Serves: 10-12, as a side or appetizer (makes approx. 36 nuggets)
Costs: $12.30 ($0.34 per nugget)
Cooking time: 55 mins
- 1 large golden sweet potato or 2 small/medium sized (approx. 800g in total), peeled and roughly chopped into cubes
- 1 cup broccoli, finely chopped (approx. 1 small head of broccoli)
- 1 brown onion, diced
- 1 cup carrot, unpeeled and grated
- 1 cup corn kernels (see Notes)
- 1/2 cup parmesan cheese, grated
- 1 cup mozzarella cheese, shredded
- 2 cup wholemeal plain flour
- 4 large eggs
- 2 cup panko breadcrumbs (see Notes)
- Black pepper, to season
- Olive oil spray
- Japanese mayonnaise (I used Kewpie mayo)
- Curry sauce (find them in your local Asian grocer)
- Greek yoghurt with squirt of lemon/lime juice
Let’s get cooking:
- Preheat the oven to 200°C. Line two large oven trays with baking paper and spray with olive oil spray.
- Spread diced sweet potatoes evenly on a large plate, cover loosely with cling wrap and microwave on high for 5 mins. Carefully remove plate from microwave, stir with spoon or fork and cook in microwave for another 5 mins. Set aside to cool slightly and then mash.
- Spread broccoli evenly on a large plate, cover loosely with cling wrap and microwave on high for 3-4 mins or until broccoli is bright green and softened. Carefully remove plate from microwave. Set aside to cool slightly.

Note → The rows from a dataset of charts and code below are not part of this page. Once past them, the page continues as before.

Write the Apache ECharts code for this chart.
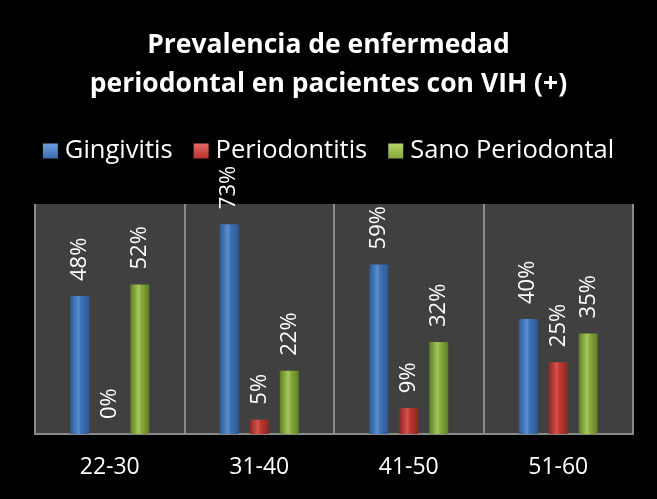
<!DOCTYPE html>
<html>
<head>
<meta charset="utf-8">
<script src="https://cdn.jsdelivr.net/npm/echarts@6/dist/echarts.min.js"></script>
<style>
  html, body { margin: 0; padding: 0; background: #000; }
  #chart { width: 657px; height: 499px; }
</style>
</head>
<body>
<div id="chart"></div>
<script>
// datos
const categorias = ["22-30", "31-40", "41-50", "51-60"];
const gingivitis = [48, 73, 59, 40];
const periodontitis = [0, 5, 9, 25];
const sanoPeriodontal = [52, 22, 32, 35];

const fuente = "'Open Sans', 'Liberation Sans', sans-serif";

// gradiente tipo cilindro
function cilindro(oscuro, medio, claro) {
  return new echarts.graphic.LinearGradient(0, 0, 1, 0, [
    { offset: 0, color: oscuro },
    { offset: 0.45, color: claro },
    { offset: 0.55, color: medio },
    { offset: 1, color: oscuro }
  ]);
}

// gradiente del icono de la leyenda
function icono(claro, medio) {
  return new echarts.graphic.LinearGradient(0, 0, 0, 1, [
    { offset: 0, color: claro },
    { offset: 1, color: medio }
  ]);
}

function serie(nombre, datos, c) {
  return {
    name: nombre,
    type: "bar",
    data: datos,
    barWidth: 19,
    barGap: "58%",
    itemStyle: { color: c },
    label: {
      show: true,
      position: "top",
      distance: 15,
      rotate: 90,
      align: "left",
      verticalAlign: "middle",
      formatter: "{c}%",
      color: "#fff",
      fontSize: 22,
      fontFamily: fuente
    }
  };
}

const chart = echarts.init(document.getElementById("chart"));
chart.setOption({
  backgroundColor: "#000",
  animation: false,
  title: {
    text: "Prevalencia de enfermedad\nperiodontal en pacientes con VIH (+)",
    left: "center",
    top: 21,
    textStyle: {
      color: "#fff",
      fontSize: 26.5,
      fontWeight: "bold",
      lineHeight: 39,
      fontFamily: fuente
    }
  },
  legend: {
    top: 133,
    left: "center",
    icon: "rect",
    itemWidth: 15,
    itemHeight: 15,
    itemGap: 21,
    textStyle: { color: "#fff", fontSize: 25.5, fontFamily: fuente, padding: [0, 0, 0, 2] },
    data: [
      { name: "Gingivitis", itemStyle: { color: icono("#6d9ee0", "#3a6db0") } },
      { name: "Periodontitis", itemStyle: { color: icono("#e06a66", "#b8322d") } },
      { name: "Sano Periodontal", itemStyle: { color: icono("#b5d46a", "#86aa3a") } }
    ]
  },
  grid: {
    left: 35,
    right: 24,
    top: 204,
    bottom: 65,
    show: true,
    backgroundColor: "#404040",
    borderWidth: 0
  },
  xAxis: {
    type: "category",
    data: categorias,
    axisLine: { lineStyle: { color: "#8a8a8a", width: 2 } },
    axisTick: { show: false },
    splitLine: { show: true, lineStyle: { color: "#8a8a8a", width: 2 } },
    axisLabel: {
      color: "#fff",
      fontSize: 23,
      margin: 22,
      fontFamily: fuente
    }
  },
  yAxis: {
    type: "value",
    min: 0,
    max: 80,
    show: false
  },
  series: [
    serie("Gingivitis", gingivitis, cilindro("#2c5a93", "#3f74b8", "#5b8fd3")),
    serie("Periodontitis", periodontitis, cilindro("#8e2624", "#c0392f", "#d9534f")),
    serie("Sano Periodontal", sanoPeriodontal, cilindro("#5f7e23", "#8cb040", "#a8c95d"))
  ]
});
</script>
</body>
</html>
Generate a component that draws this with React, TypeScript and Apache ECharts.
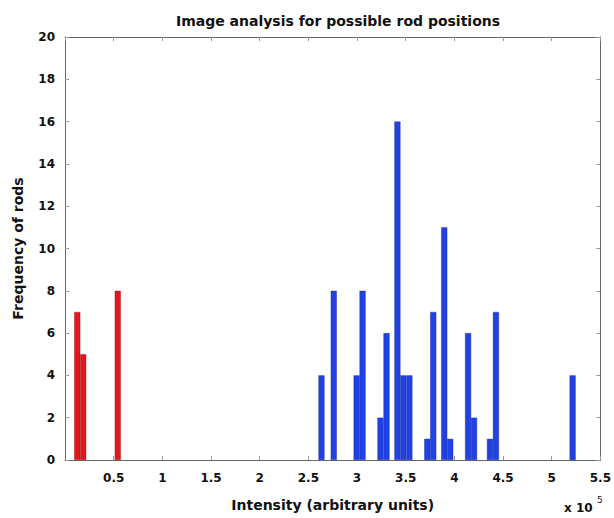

- Meanwhile, spray a fry pan with oil spray and heat over medium-high heat. Add onions and cook, stirring, for 4 mins or until the onions are soft and golden.
- Place carrot and corn in a large mixing bowl. Add cooked onions straight from the fry pan. Add mashed sweet potatoes, broccoli, parmesan and mozzarella. Season with black pepper and mix ingredients well.
- In separate large plates, prepare flour, whisked eggs, and panko breadcrumbs.
- With clean damp hands, shape 2 tablespoons of the mixture into nuggets. Working in batches, coat nuggets with flour (patting off excess), then dip into egg (allow excess to drip off), and then into panko. Place crumbed nuggets onto the prepared baking tray. Repeat with remaining mixture to make approximately 36 nuggets.
- Spray tops of the nuggets with olive oil and bake for 10 mins. Flip nuggets over and bake for another 10 mins or until golden brown and crispy to touch.
- Serve with dips or sauces of choice (see my suggestions in Ingredients).
- For corn kernels: if using canned varieties choose no-added-sugar and drain them well, if frozen ones thaw them before using, or if using fresh cobs steam them . You can choose to use green peas instead of corn, or most other diced veggies.
- I used Wel-Pac Panko breadcrumbs because it was available at my local Asian grocer, but you can use any brand – aim for those with slightly bigger crumb pieces for the crispy croquette-style look, otherwise if you’re going for the frozen fish finger-style look you can use regular breadcrumbs. Up to you 🙂
One serve (3 nuggets) provides 2 serves of veggies, 70% of your daily vitamin C and 100% of your daily vitamin A.